> [Material provided]:
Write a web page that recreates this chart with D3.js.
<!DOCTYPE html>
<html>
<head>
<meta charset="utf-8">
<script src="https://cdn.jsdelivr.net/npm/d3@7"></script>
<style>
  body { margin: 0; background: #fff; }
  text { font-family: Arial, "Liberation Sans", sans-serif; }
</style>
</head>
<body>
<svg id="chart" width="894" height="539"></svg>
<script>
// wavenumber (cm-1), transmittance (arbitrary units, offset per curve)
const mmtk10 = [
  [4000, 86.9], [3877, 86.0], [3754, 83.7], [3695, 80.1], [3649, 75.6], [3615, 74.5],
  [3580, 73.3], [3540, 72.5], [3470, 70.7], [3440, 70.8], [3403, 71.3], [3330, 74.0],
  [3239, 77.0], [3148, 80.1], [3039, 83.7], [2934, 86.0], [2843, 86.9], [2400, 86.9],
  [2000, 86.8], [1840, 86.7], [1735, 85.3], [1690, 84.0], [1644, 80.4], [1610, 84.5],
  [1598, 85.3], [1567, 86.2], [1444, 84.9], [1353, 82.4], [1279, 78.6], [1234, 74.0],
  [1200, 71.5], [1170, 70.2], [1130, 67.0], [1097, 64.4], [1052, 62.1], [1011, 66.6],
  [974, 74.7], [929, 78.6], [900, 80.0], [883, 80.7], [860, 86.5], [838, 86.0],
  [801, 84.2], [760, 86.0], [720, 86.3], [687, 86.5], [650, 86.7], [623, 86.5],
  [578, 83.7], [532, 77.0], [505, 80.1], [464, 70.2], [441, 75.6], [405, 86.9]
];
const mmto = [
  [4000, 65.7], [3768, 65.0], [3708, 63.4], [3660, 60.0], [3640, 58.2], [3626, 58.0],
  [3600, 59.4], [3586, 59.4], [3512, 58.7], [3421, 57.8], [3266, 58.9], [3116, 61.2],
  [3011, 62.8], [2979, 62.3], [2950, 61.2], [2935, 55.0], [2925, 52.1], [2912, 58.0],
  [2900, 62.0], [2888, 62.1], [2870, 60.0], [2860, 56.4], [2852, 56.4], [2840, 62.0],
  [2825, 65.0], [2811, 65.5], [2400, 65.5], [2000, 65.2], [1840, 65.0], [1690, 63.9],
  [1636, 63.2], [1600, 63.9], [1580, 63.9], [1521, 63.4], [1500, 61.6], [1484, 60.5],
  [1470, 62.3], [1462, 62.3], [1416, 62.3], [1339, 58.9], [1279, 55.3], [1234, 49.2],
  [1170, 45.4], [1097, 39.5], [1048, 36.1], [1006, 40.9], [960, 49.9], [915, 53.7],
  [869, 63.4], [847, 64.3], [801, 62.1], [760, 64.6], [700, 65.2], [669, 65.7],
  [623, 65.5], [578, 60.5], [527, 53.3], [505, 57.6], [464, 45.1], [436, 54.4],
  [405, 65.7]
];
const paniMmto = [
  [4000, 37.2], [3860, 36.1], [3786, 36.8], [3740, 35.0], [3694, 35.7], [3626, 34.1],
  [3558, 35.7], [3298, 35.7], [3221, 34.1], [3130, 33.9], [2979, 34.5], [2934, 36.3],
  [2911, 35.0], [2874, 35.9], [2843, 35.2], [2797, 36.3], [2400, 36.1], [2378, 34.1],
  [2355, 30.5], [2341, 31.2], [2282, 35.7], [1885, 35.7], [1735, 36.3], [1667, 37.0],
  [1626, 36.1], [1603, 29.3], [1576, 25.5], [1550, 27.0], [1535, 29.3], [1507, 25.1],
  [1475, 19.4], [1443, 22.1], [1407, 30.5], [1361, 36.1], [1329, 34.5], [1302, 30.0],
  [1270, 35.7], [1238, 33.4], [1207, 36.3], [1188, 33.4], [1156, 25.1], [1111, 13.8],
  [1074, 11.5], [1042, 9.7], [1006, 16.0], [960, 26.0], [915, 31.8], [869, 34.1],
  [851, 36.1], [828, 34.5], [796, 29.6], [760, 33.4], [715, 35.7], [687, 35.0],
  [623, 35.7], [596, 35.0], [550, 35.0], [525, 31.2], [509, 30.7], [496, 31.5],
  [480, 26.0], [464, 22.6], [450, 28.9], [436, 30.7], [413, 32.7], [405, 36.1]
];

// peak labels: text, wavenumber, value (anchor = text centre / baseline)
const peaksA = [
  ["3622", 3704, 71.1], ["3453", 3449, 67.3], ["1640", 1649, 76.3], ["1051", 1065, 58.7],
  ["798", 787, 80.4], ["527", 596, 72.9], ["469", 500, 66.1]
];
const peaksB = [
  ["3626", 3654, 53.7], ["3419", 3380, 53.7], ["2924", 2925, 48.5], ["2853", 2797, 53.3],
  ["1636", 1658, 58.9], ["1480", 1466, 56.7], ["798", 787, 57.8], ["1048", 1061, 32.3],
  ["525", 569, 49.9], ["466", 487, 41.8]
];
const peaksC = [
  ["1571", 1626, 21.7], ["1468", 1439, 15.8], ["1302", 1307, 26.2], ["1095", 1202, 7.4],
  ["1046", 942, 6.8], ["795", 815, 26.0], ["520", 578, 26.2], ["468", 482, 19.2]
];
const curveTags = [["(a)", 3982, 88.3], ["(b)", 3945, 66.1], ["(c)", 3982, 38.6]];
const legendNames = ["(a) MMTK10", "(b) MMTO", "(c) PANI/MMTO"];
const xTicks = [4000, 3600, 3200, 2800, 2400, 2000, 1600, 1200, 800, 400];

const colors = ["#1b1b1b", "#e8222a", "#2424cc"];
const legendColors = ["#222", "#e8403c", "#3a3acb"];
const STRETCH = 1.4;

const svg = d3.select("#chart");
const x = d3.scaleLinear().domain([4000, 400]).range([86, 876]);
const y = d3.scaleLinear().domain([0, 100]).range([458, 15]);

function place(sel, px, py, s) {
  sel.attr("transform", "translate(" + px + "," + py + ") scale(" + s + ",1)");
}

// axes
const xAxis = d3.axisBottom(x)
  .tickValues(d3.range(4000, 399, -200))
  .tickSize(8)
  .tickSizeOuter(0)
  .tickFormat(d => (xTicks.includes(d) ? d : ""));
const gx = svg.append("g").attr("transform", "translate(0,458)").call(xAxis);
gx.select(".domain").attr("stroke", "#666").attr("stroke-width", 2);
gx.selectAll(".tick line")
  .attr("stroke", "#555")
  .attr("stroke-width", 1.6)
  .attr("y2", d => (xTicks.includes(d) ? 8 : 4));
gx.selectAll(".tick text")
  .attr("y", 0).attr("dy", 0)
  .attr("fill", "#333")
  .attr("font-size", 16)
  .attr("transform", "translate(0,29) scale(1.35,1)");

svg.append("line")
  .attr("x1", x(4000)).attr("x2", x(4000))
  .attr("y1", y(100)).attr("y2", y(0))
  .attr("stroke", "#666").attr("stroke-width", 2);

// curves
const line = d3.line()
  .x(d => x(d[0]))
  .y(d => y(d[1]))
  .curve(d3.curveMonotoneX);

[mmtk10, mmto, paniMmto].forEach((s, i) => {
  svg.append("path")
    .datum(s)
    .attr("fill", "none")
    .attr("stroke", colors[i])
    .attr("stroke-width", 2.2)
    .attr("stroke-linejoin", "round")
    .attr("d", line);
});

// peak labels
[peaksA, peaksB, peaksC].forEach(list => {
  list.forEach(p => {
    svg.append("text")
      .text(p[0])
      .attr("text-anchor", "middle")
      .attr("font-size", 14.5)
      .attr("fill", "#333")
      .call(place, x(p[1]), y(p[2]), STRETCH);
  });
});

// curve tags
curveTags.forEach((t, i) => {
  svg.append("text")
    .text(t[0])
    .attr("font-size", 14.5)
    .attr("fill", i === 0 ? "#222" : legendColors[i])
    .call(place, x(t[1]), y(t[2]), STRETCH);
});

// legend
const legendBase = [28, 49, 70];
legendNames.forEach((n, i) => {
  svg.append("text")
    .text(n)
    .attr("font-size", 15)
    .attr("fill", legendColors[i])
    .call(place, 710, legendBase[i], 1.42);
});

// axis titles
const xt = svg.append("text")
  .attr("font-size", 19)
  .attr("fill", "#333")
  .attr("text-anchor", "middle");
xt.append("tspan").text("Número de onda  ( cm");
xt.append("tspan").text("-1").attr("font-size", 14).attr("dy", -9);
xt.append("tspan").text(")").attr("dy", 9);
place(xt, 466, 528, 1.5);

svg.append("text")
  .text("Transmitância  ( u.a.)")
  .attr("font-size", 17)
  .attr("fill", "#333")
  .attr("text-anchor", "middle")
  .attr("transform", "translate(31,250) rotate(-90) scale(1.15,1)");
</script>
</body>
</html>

* * *

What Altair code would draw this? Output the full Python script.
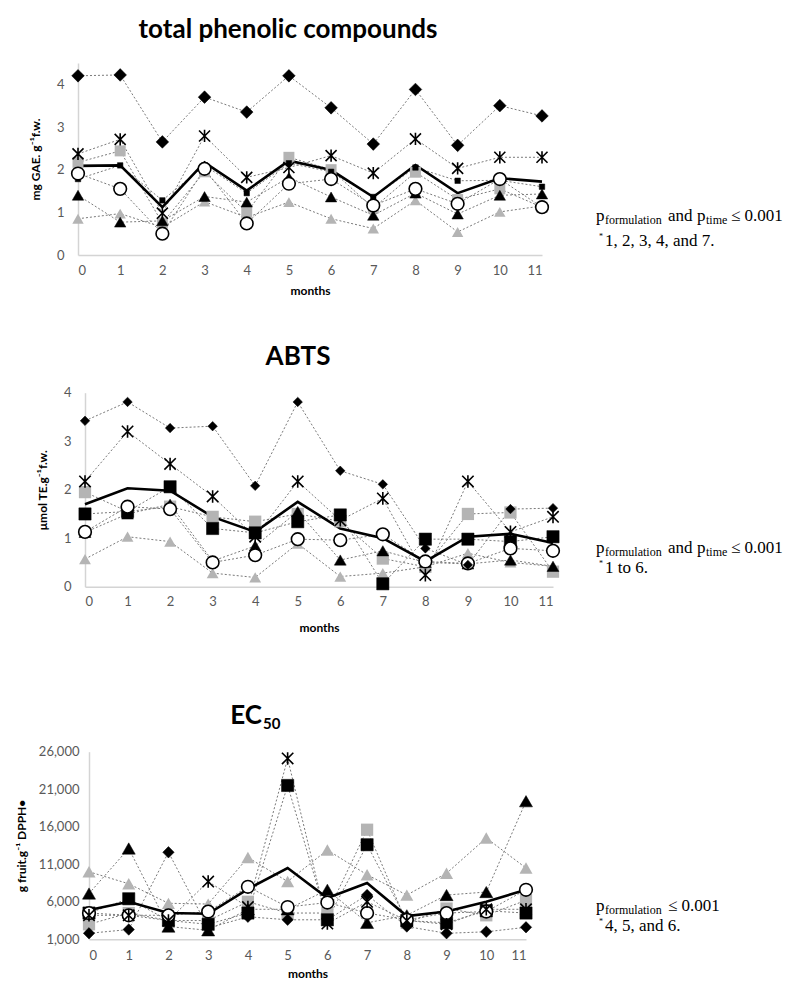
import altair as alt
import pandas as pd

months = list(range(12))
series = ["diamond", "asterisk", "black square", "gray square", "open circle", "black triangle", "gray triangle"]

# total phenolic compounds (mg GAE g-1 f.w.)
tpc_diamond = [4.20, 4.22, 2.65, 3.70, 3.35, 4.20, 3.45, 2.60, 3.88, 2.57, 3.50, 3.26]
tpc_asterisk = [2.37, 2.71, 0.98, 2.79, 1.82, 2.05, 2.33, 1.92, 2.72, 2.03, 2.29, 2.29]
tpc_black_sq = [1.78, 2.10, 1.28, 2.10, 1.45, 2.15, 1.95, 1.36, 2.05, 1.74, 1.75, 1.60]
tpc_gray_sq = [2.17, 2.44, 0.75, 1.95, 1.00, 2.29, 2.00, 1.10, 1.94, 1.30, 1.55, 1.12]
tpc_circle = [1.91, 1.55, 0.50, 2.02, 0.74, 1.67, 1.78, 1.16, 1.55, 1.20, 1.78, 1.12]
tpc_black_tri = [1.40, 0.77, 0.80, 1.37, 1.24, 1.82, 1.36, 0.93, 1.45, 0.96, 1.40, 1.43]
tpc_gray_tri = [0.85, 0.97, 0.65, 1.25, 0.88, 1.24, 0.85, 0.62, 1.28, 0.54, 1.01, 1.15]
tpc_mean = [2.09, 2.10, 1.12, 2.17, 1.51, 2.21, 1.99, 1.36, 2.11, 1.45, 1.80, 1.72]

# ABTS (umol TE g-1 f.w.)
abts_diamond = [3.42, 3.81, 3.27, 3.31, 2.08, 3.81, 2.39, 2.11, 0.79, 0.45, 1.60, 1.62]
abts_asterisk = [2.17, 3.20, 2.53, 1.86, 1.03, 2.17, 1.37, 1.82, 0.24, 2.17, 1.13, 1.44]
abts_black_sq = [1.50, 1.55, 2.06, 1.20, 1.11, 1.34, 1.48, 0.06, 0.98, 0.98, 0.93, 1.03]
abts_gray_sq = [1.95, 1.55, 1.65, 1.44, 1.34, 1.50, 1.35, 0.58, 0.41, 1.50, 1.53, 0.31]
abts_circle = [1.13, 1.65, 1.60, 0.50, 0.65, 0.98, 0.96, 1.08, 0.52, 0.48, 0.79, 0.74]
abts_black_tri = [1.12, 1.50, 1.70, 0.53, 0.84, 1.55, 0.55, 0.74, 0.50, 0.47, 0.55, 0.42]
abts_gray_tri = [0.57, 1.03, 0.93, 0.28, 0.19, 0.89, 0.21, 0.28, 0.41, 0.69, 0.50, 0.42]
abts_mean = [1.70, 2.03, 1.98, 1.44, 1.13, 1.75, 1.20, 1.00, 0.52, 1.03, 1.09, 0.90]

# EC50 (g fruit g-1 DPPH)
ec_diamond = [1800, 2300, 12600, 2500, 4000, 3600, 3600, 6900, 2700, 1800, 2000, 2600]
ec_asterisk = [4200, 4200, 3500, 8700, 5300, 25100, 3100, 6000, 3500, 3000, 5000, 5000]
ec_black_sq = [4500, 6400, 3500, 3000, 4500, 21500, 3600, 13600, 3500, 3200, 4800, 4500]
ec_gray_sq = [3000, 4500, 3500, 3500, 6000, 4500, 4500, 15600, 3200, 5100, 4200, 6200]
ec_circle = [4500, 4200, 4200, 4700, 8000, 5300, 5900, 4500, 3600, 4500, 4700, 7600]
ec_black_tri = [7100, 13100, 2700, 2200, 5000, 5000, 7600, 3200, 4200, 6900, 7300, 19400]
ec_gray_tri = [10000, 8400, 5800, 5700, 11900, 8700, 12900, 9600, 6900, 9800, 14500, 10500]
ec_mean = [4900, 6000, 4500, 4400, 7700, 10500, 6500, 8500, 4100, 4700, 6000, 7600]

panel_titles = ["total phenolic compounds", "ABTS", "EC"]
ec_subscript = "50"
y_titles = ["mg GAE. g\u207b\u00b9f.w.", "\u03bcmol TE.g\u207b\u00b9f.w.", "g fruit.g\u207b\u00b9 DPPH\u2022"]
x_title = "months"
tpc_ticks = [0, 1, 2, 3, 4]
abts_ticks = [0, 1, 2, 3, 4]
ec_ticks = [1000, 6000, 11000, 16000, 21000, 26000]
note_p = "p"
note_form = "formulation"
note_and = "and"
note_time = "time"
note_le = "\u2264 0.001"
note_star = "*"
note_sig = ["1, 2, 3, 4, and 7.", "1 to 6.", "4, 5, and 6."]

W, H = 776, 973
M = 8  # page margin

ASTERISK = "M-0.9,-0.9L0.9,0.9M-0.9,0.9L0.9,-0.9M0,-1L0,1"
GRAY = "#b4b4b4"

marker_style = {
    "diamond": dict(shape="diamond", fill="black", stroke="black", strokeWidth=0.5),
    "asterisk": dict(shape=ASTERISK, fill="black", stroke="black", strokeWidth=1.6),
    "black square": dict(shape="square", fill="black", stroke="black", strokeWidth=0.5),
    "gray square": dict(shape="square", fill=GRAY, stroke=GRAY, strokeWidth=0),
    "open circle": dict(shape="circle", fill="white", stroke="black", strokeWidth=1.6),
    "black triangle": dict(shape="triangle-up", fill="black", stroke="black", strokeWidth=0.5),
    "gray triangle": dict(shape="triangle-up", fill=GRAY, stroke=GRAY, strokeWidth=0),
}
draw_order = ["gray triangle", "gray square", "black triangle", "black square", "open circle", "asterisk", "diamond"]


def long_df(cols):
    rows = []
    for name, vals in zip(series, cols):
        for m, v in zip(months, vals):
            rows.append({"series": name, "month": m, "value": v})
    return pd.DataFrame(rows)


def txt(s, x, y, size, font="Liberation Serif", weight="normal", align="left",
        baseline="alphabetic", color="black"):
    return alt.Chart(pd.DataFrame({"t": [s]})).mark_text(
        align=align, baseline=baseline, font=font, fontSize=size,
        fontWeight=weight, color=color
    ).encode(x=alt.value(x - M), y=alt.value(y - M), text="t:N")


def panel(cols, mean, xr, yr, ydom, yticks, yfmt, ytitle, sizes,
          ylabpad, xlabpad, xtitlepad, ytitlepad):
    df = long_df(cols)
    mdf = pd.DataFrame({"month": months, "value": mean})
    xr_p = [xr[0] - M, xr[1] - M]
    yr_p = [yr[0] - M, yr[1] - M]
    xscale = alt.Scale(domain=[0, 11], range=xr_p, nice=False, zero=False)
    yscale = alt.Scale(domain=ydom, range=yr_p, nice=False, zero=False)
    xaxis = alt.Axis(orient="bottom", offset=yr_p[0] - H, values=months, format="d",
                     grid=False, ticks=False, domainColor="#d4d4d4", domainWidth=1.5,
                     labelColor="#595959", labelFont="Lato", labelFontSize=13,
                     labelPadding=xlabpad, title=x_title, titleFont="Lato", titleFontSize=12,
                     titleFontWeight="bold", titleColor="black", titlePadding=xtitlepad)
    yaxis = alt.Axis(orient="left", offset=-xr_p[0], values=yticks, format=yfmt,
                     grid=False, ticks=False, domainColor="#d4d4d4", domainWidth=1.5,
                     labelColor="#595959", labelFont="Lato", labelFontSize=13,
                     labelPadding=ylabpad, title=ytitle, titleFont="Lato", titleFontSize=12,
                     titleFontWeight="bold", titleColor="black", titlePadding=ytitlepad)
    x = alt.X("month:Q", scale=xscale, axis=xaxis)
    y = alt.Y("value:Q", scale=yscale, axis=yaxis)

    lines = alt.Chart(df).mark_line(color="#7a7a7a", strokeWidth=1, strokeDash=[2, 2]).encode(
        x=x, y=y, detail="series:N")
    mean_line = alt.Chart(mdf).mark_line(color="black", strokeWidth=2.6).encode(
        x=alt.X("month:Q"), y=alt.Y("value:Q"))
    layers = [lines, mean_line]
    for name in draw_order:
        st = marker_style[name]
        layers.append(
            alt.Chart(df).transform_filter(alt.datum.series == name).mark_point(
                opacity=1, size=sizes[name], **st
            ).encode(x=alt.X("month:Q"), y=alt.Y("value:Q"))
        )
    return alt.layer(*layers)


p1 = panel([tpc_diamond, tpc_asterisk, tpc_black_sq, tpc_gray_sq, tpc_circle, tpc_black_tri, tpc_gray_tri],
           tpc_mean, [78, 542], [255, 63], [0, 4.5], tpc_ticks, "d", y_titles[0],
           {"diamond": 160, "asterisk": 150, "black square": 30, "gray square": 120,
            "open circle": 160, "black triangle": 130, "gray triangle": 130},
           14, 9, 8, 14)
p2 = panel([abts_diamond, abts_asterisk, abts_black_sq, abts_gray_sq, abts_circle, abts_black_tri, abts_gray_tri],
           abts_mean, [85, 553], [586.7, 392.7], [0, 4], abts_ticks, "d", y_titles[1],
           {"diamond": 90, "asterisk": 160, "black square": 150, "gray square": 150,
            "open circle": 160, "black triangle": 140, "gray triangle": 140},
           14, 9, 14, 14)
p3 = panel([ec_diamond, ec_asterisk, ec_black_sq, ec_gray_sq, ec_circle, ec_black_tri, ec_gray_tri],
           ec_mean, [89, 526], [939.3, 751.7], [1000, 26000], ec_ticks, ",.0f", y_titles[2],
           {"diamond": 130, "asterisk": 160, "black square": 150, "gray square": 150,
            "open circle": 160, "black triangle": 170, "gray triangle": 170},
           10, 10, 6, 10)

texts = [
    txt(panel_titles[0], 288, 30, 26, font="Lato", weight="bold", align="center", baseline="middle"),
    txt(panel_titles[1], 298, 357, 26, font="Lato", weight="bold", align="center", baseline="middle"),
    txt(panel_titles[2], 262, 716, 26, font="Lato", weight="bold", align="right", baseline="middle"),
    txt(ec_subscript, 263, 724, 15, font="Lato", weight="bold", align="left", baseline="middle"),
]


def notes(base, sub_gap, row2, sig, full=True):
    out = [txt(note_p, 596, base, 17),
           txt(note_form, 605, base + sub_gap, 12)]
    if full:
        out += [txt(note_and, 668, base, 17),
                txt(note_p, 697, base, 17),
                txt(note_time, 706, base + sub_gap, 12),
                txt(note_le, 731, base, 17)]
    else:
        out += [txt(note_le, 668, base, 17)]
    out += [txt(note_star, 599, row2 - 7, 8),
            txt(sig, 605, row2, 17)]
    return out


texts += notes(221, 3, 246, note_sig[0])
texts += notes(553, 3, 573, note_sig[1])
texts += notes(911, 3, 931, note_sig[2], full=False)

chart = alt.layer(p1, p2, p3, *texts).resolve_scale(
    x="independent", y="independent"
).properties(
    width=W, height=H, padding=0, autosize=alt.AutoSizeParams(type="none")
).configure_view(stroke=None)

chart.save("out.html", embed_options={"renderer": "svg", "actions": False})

> [Stated exercise]: Check every line of the data above for the string "full", and copy those that have it.

> [Solution]:
What Altair code would draw this? Output the full Python script.
def notes(base, sub_gap, row2, sig, full=True):
    if full:
texts += notes(911, 3, 931, note_sig[2], full=False)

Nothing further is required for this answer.